Situs Lembaga Pers Mahasiswa SUARA USU Disuspensi Karena Cerpen

Oleh: Yenny Elvira

“Apa salahnya? Bedanya aku tidak menyukai laki-laki tapi perempuan walau sebenarnya aku perempuan.”

Begitulah bunyi lead cerpen bertema “LGBT” yang ditulis oleh Yael Stefani Sinaga, Pimpinan Umum Pers Mahasiswa SUARA USU (Universitas Sumatera Utara) di suarausu.co pada Senin (12/03). Setelah cerpen tersebut diterbitkan, SUARA USU mendapat pencekalan dari berbagai pihak, termasuk rektorat Universitas Sumatera Utara. Kemudian, pada Rabu (20/03) situs suarausu.co tidak bisa diakses, atau disuspensi. Kepada AKLaMASI, Yael menceritakan kronologi situs suarausu.co tidak dapat diakses melalui pesan Whatsapp Pada Kamis (21/03).

***

Senin 12 Maret, Pers Mahasiswa SUARA USU menerbitkan sebuah cerpen berjudul “Ketika Semua Menolak Kehadiran Diriku di Dekatnya”. Cerpen tersebut bercerita tentang seorang tokoh wanita yang dihujat oleh masyarakat karena berstatus penyuka sesama jenis—lesbian. Kemudian, pada Senin 18 Maret, artikel tersebut baru dipublikasi melalui instagram @suarausu. Enam jam setelah postingan tersebut diterbitkan, komentar-komentar dari pembaca terhadap cerpen tersebut membludak.

Pagi esoknya, 19 Maret, sekitaran jam 9, Yael Stefani Sinaga, Pimpinan Umum SUARA USU sekaligus penulis cerpen tersebut dihubungi Wakil ketua Koordinator Unit Jurnalistik untuk menarik cerpen tersebut dari suarausu.co, namun Yael menolak  dan meminta harus ada diskusi dengan pihak keredaksian terlebih dahulu.

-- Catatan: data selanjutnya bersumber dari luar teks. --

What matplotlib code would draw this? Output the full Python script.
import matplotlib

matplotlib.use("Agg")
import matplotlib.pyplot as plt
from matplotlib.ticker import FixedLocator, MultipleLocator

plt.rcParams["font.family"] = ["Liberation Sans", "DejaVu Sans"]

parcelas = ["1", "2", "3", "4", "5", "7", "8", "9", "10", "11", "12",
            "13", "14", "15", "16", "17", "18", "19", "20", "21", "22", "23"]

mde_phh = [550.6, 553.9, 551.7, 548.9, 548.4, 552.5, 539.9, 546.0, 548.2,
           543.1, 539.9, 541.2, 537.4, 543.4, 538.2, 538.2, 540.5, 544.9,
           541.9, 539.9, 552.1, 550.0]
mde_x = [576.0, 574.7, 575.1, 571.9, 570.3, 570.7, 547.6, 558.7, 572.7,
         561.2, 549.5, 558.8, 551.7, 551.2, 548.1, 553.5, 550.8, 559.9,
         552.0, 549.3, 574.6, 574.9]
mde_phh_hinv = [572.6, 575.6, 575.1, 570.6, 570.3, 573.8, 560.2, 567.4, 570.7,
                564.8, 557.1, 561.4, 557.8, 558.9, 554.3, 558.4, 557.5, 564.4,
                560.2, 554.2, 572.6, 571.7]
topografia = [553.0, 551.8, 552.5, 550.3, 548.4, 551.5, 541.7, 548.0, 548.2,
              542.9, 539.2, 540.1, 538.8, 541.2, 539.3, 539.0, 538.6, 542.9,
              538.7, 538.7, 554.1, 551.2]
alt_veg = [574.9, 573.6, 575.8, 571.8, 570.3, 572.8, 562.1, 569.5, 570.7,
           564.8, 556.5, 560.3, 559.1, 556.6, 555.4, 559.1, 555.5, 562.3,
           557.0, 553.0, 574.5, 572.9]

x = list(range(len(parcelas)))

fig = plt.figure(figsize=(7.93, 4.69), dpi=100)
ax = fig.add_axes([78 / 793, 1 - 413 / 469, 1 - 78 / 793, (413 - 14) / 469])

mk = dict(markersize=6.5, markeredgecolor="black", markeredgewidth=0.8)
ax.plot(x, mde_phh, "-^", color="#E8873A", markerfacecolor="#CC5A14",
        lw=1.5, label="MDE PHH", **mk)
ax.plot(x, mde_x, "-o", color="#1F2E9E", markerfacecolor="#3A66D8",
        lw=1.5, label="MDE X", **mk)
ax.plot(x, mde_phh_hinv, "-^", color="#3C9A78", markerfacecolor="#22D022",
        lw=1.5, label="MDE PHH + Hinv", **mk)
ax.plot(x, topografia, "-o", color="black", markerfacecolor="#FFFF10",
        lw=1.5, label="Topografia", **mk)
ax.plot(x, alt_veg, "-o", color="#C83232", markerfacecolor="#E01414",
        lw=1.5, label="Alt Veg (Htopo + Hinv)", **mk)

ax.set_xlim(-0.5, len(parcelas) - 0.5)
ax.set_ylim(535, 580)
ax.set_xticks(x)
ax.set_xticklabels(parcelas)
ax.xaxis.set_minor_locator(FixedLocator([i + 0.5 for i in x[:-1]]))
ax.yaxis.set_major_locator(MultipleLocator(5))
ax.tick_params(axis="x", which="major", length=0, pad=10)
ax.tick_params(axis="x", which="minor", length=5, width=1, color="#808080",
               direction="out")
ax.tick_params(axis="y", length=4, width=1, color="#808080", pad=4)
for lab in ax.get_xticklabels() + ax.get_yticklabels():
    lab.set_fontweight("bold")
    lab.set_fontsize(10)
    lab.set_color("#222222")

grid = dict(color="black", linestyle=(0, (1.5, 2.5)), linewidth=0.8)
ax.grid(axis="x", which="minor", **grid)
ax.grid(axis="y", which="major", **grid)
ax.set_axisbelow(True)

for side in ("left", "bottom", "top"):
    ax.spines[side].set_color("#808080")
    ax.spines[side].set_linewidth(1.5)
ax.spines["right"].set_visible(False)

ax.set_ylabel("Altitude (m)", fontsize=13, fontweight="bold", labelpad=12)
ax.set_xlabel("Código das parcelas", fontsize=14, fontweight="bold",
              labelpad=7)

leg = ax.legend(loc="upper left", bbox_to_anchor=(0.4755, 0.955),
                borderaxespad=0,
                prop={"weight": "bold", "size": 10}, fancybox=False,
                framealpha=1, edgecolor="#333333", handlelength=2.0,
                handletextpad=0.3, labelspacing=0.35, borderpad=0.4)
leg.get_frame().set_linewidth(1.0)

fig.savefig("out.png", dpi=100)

Tak lama berselang, pukul 13.00 Widiya Hastuti—Pimpinan Redaksi SUARA USU beserta Yael dipanggil oleh Elvi Sumanti selaku Kepala Humas USU ke rektorat. Elvi mengatakan cerpen tersebut sudah dibicarakan dengan pihak Wakil Rektor I dan Majelis Wali Amanat (MWA), setelah itu mereka berdua dihadapkan kepada Muhammad Husni, Staff ahli MWA.

“Menurut mereka bahasanya terlalu vulgar, ditambah warna pelangi dalam ilustrasi yang mana itu logo LGBT, mereka semakin yakin kalau SUARA USU pembela LGBT,” tutur Yael.

Yael juga juga mengatakan bahwa Husni meminta SUARA USU untuk segera mencabut cerpen tersebut, karena sudah meresahkan pihak civitas akademika USU. Husni beralasan pihak SUARA USU salah tempat dalam menerbitkan pemberitaan yang mana mereka hanyalah mahasiswa, apalagi SUARA USU masih didanai oleh rektorat. SUARA USU juga mendapat ancaman akan dibubarkan oleh pihak rektorat.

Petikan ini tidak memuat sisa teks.